= Military Veterans Advocacy =

Non profit organization
Military Veterans Advocacy is a Louisiana-based nonprofit organization that provides legal advocacy on behalf of the military and veterans. The organization is focused on veterans’ health issues, such as toxic chemical exposure and Veterans Affairs benefit processing.

It was founded in 2012 in Slidell, Louisiana and has been tax-exempt since July 2013.

Military Veterans Advocacy has pursued legal action to expand disability benefits for veterans of the Vietnam War, many of whom were exposed to Agent Orange while serving offshore of Vietnam. Advocating for the "Blue Water Navy Association," the organization brought the case Procopio v. Wilkie, which extended the presumption of herbicide exposure to those who served in the territorial sea of South Vietnam. It has similarly advocated for the “Agent Orange Survivors of Guam.”

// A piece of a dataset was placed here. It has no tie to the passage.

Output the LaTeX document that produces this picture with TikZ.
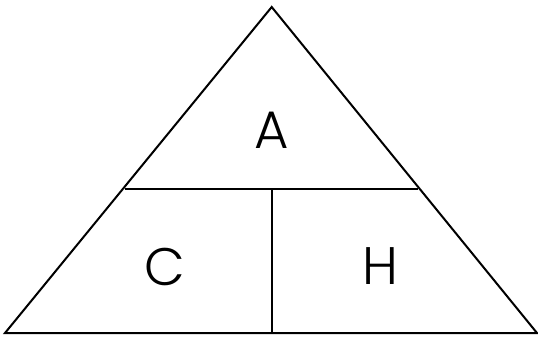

In 2020, Military Veterans Advocacy filed a lawsuit against then-Secretary of Veterans Affairs Robert Wilkie, seeking a review of his decision not to issue rules related to veterans' claims for herbicide exposure in Guam.

== Leadership ==
Rob Maness serves as executive director of Military Veterans Advocacy. He is a former U.S. Senate candidate and retired Air Force colonel.

The organization's founder, chairman of the board of directors, and director of litigation is John Wells, a retired U.S. Navy commander.